I am keen to explore the importance of partnerships. A third of the National Literacy Trust’s funding comes from businesses like British Land, WH Smith and other major names and it works with the Premier League.

“Partnerships are sometimes about motivation and inspiration. Sometimes it’s about funding and very often in our hubs it is about partners who have a connection into communities where we might want to work. There is a role for anybody to help and support to improve literacy and equally there is a role for literacy to help anybody meet their goals and outcomes,” Jason says.

It is good to hear of how the corporate world is getting involved because the skills agenda is changing employment needs which are more around modernisation, computerisation and mechanisation – and the common denominator - literacy.

It is all about ensuring that young people can succeed wherever they are born.
These new skills are a must for any job, as Jason points out: “there is almost nowhere now where you could learn on the job and not have to learn to read and write to a decent level.

“From that point of view, it is in the interest of employers, unions and everyone else to support the literacy agenda.”

You are not going to make the difference immediately, but you can over time.

Jason tells me that at the highest level the organisation is having a levelling up dialogue with the Government.
It is all positive.
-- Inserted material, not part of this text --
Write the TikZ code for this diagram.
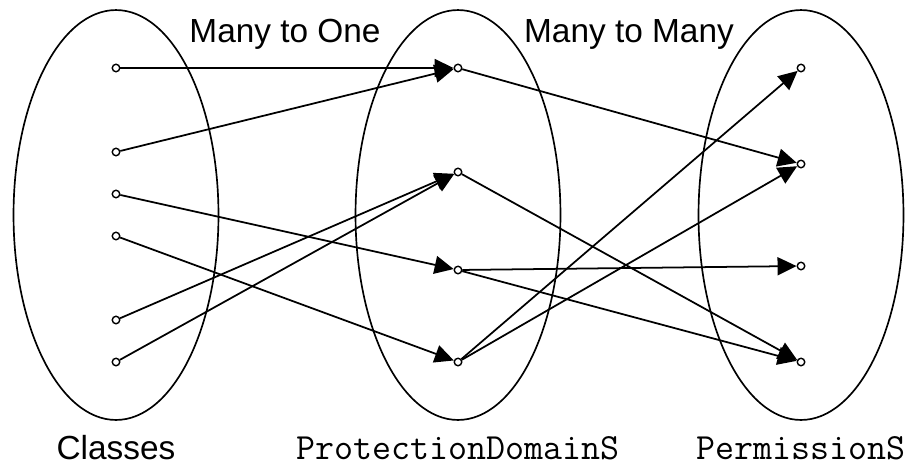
\documentclass[tikz,border=0pt]{standalone}
\usepackage{fontspec}
\usepackage{tikz}
\usetikzlibrary{arrows.meta, positioning, shapes.geometric}
\newfontfamily\labelsans{Liberation Sans}
\tikzset{
    setoval/.style={ellipse, draw, line width=0.95pt, inner sep=0pt, minimum width=4.1cm, minimum height=8.2cm},
    elem/.style={circle, draw, fill=white, line width=0.8pt, inner sep=0pt, minimum size=0.15cm},
    maparrow/.style={-{Triangle[length=0.38cm, width=0.36cm]}, line width=1pt},
    grouplabel/.style={font=\labelsans\fontsize{19}{22}\selectfont, anchor=base, inner sep=0pt},
    monolabel/.style={font=\ttfamily\fontsize{21}{24}\selectfont, anchor=base, inner sep=0pt}
}

\begin{document}
\begin{tikzpicture}[x=0.02cm, y=-0.02cm]
\useasboundingbox (0,0) rectangle (912,467);

\node[setoval] (classset) at (116,215) {};
\node[setoval] (domainset) at (458,215) {};
\node[setoval] (permset) at (801,215) {};

\node[grouplabel] (manyone) at (285,42) {Many to One};
\node[grouplabel] (manymany) at (629,42) {Many to Many};
\node[grouplabel] (classlbl) at (116,459) {Classes};
\node[monolabel] (domainlbl) at (458,459) {ProtectionDomainS};
\node[monolabel] (permlbl) at (801,459) {PermissionS};

\node[elem] (c1) at (116,68) {};
\node[elem] (c2) at (116,152) {};
\node[elem] (c3) at (116,194) {};
\node[elem] (c4) at (116,236) {};
\node[elem] (c5) at (116,320) {};
\node[elem] (c6) at (116,362) {};

\node[elem] (d1) at (458,68) {};
\node[elem] (d2) at (458,172) {};
\node[elem] (d3) at (458,270) {};
\node[elem] (d4) at (458,362) {};

\node[elem] (p1) at (801,68) {};
\node[elem] (p2) at (801,164) {};
\node[elem] (p3) at (801,266) {};
\node[elem] (p4) at (801,362) {};

\draw[maparrow] (c1) -- (d1);
\draw[maparrow] (c2) -- (d1);
\draw[maparrow] (c3) -- (d3);
\draw[maparrow] (c4) -- (d4);
\draw[maparrow] (c5) -- (d2);
\draw[maparrow] (c6) -- (d2);

\draw[maparrow] (d1) -- (p2);
\draw[maparrow] (d2) -- (p4);
\draw[maparrow] (d3) -- (p3);
\draw[maparrow] (d3) -- (p4);
\draw[maparrow] (d4) -- (p1);
\draw[maparrow] (d4) -- (p2);

\end{tikzpicture}
\end{document}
One of the other good things that the white paper points out is that literacy is more than classrooms. It is also about the entire package of levelling up and about opportunity and aspiration.
The challenges are big, real and every day they are important and can be met.

With a force of energy exuded by Jason I conclude the interview but not before giving him an opportunity to do what he did at the beginning and offer some inspirational words.

“It is all about ensuring that young people can succeed wherever they are born. We know from our work that good literacy outcomes are obviously more than just schools, they are about what happens in the homes but also what motivates and inspires a young person.

“We really see that literacy is not just about a functional skill, it is about attitudes and behaviours, and they come when people can see there are chances for them to succeed in life.”